Canada says hospitals could manage COVID impact as cases rise
Canada’s health care system could withstand the impact from an anticipated rise in hospitalizations due to COVID-19 in the coming weeks, health officials said Friday, as signs emerge of a resurgence in infections in the country.
Canada is in a transition period and could still see “bumps along the way”, including a resurgence in cases this spring as well as later in the year, the officials said.
“While we could see some further increase in hospitalizations over the coming weeks, due to high population immunity from vaccination and recent infection, the impact on our health care system could be more manageable,” chief public health officer Theresa Tam said at a briefing.
Canada’s daily average case count increased 28% as of March 31, indicating a resurgence was on the way, Tam added.
The increase in COVID cases come just as authorities ease measures meant to curb the spread of the virus, emboldened by a brief drop in cases and relatively high vaccination rates.
Tam said the rise in cases, including in the two most populated provinces of Ontario and Quebec that have lifted restrictions, were not unexpected.
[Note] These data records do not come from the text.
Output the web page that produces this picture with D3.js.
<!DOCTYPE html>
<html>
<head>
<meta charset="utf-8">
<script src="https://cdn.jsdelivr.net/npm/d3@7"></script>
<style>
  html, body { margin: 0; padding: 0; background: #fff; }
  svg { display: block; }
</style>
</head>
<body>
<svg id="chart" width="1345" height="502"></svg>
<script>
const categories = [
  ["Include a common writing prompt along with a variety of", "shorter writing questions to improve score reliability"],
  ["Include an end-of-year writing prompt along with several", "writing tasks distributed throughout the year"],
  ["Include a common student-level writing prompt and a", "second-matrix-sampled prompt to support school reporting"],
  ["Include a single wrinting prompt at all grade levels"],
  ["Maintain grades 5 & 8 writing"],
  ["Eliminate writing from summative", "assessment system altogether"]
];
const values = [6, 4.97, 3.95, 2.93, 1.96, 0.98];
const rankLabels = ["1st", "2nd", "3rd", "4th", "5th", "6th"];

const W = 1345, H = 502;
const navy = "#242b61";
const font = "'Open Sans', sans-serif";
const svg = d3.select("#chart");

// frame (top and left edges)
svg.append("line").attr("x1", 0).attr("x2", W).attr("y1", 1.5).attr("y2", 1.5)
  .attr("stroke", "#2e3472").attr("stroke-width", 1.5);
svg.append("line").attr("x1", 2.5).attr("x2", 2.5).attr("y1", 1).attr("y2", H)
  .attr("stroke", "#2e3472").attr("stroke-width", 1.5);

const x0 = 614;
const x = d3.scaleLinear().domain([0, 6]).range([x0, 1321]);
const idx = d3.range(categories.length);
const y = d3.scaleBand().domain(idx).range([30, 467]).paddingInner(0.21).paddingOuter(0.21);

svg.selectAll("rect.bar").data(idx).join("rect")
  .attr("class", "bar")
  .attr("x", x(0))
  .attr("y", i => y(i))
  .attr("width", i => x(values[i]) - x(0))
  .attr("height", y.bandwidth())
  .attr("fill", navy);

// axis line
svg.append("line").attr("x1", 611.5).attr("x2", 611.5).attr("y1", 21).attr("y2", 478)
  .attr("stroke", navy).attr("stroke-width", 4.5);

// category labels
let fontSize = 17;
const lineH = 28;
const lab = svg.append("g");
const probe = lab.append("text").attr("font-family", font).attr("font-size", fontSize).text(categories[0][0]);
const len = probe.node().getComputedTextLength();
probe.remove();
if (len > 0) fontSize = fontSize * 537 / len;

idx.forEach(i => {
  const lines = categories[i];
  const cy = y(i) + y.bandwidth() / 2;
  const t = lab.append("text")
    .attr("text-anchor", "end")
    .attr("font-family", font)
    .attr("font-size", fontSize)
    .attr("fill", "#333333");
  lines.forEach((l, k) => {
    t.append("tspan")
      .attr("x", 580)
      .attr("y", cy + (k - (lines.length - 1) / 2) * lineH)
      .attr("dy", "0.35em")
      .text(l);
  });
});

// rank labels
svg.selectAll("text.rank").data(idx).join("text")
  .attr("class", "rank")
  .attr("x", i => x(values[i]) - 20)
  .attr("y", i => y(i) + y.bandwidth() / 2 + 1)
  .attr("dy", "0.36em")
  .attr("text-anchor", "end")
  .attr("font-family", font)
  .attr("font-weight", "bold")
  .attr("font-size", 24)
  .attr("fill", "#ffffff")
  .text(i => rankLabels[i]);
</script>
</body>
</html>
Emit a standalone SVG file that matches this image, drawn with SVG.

The highly transmissible BA.2 sub-variant of the Omicron coronavirus and waning immunity may have contributed to some increase in transmission, she said, adding that Canada was closely monitoring the sub-variant.
After more than a month of decline, COVID-19 cases started to increase around the world in March due to a combination of factors, including the BA.2 sub-variant and the lifting of public health and social measures, according to the World Health Organization.
United States, where BA.2 now accounts for more than half of all COVID-19 cases, authorized a second booster shot for Americans age 50 and older and those who are immunocompromised.
Canada’s National Advisory Committee on Immunization would soon be making a recommendation on a second booster dose, deputy chief public health officer Howard Njoo said Friday.